• Your goal: Faithfully return all lines, omitting every embedded picture.

#### Data segment

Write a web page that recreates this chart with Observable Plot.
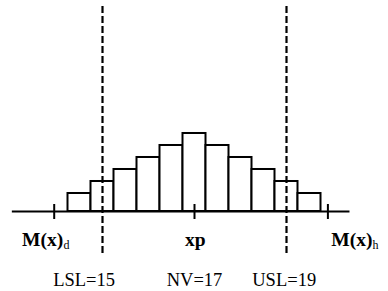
<!DOCTYPE html>
<html><head><meta charset="utf-8">
<script src="https://cdn.jsdelivr.net/npm/d3@7"></script>
<script src="https://cdn.jsdelivr.net/npm/@observablehq/plot@0.6"></script>
<style>html,body{margin:0;padding:0;background:#fff;overflow:hidden}</style>
</head><body><div id="chart"></div>
<script>
// Histogram bins (lower edges), bin width and counts
const binLower = [14.25, 14.75, 15.25, 15.75, 16.25, 16.75, 17.25, 17.75, 18.25, 18.75, 19.25];
const binWidth = 0.5;
const counts = [3, 5, 7, 9, 11, 13, 11, 9, 7, 5, 3];

// Specification limits (dashed lines) and their labels
const specLimits = [15, 19];
const specLabels = ["LSL=15", "NV=17", "USL=19"];
const specLabelX = [14.6, 17, 18.95];

// Axis ticks and their labels
const axisTicks = [13.95, 17, 19.9];
const axisMain = ["M(x)", "xp", "M(x)"];
const axisMainX = [13.7, 17.02, 20.42];
const axisSub = ["d", "h"];
const axisSubX = [14.15, 20.87];

// Axis line extent
const axisExtent = [13.04, 20.38];
const dashExtent = [-7, 34.33];

const bins = binLower.map((x, i) => ({x1: x, x2: x + binWidth, y: counts[i]}));

const chart = Plot.plot({
  width: 388,
  height: 291,
  marginLeft: 10,
  marginRight: 10,
  marginTop: 5,
  marginBottom: 80,
  x: {domain: [13, 21], axis: null},
  y: {domain: [0, 34.33], axis: null},
  style: {fontFamily: "'Liberation Serif', 'Times New Roman', serif", background: "#fff", color: "#000"},
  marks: [
    Plot.rectY(bins, {x1: "x1", x2: "x2", y: "y", fill: "#fff", stroke: "#000", strokeWidth: 2}),
    Plot.ruleY([0], {x1: axisExtent[0], x2: axisExtent[1], stroke: "#000", strokeWidth: 2}),
    Plot.ruleX(axisTicks, {y1: -1.33, y2: 1.17, stroke: "#000", strokeWidth: 2}),
    Plot.ruleX(specLimits, {y1: dashExtent[0], y2: dashExtent[1], stroke: "#000", strokeWidth: 2.2, strokeDasharray: "7,3"}),
    Plot.text(axisMain, {x: (d, i) => axisMainX[i], y: 0, text: d => d, dy: 34, lineAnchor: "bottom", textAnchor: "middle", fontSize: 19.5, fontWeight: "bold", fill: "#000"}),
    Plot.text(axisSub, {x: (d, i) => axisSubX[i], y: 0, text: d => d, dy: 37, lineAnchor: "bottom", textAnchor: "start", fontSize: 12, fill: "#000"}),
    Plot.text(specLabels, {x: (d, i) => specLabelX[i], y: 0, text: d => d, dy: 74, lineAnchor: "bottom", textAnchor: "middle", fontSize: 18.5, fill: "#000"})
  ]
});
document.getElementById("chart").appendChild(chart);
</script>
</body></html>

########

• Result below:
Write a web page that recreates this chart with Observable Plot.
<!DOCTYPE html>
<html><head><meta charset="utf-8">
<script src="https://cdn.jsdelivr.net/npm/d3@7"></script>
<script src="https://cdn.jsdelivr.net/npm/@observablehq/plot@0.6"></script>
<style>html,body{margin:0;padding:0;background:#fff;overflow:hidden}</style>
</head><body><div id="chart"></div>
<script>
// Histogram bins (lower edges), bin width and counts
const binLower = [14.25, 14.75, 15.25, 15.75, 16.25, 16.75, 17.25, 17.75, 18.25, 18.75, 19.25];
const binWidth = 0.5;
const counts = [3, 5, 7, 9, 11, 13, 11, 9, 7, 5, 3];

// Specification limits (dashed lines) and their labels
const specLimits = [15, 19];
const specLabels = ["LSL=15", "NV=17", "USL=19"];
const specLabelX = [14.6, 17, 18.95];

// Axis ticks and their labels
const axisTicks = [13.95, 17, 19.9];
const axisMain = ["M(x)", "xp", "M(x)"];
const axisMainX = [13.7, 17.02, 20.42];
const axisSub = ["d", "h"];
const axisSubX = [14.15, 20.87];

// Axis line extent
const axisExtent = [13.04, 20.38];
const dashExtent = [-7, 34.33];

const bins = binLower.map((x, i) => ({x1: x, x2: x + binWidth, y: counts[i]}));

const chart = Plot.plot({
  width: 388,
  height: 291,
  marginLeft: 10,
  marginRight: 10,
  marginTop: 5,
  marginBottom: 80,
  x: {domain: [13, 21], axis: null},
  y: {domain: [0, 34.33], axis: null},
  style: {fontFamily: "'Liberation Serif', 'Times New Roman', serif", background: "#fff", color: "#000"},
  marks: [
    Plot.rectY(bins, {x1: "x1", x2: "x2", y: "y", fill: "#fff", stroke: "#000", strokeWidth: 2}),
    Plot.ruleY([0], {x1: axisExtent[0], x2: axisExtent[1], stroke: "#000", strokeWidth: 2}),
    Plot.ruleX(axisTicks, {y1: -1.33, y2: 1.17, stroke: "#000", strokeWidth: 2}),
    Plot.ruleX(specLimits, {y1: dashExtent[0], y2: dashExtent[1], stroke: "#000", strokeWidth: 2.2, strokeDasharray: "7,3"}),
    Plot.text(axisMain, {x: (d, i) => axisMainX[i], y: 0, text: d => d, dy: 34, lineAnchor: "bottom", textAnchor: "middle", fontSize: 19.5, fontWeight: "bold", fill: "#000"}),
    Plot.text(axisSub, {x: (d, i) => axisSubX[i], y: 0, text: d => d, dy: 37, lineAnchor: "bottom", textAnchor: "start", fontSize: 12, fill: "#000"}),
    Plot.text(specLabels, {x: (d, i) => specLabelX[i], y: 0, text: d => d, dy: 74, lineAnchor: "bottom", textAnchor: "middle", fontSize: 18.5, fill: "#000"})
  ]
});
document.getElementById("chart").appendChild(chart);
</script>
</body></html>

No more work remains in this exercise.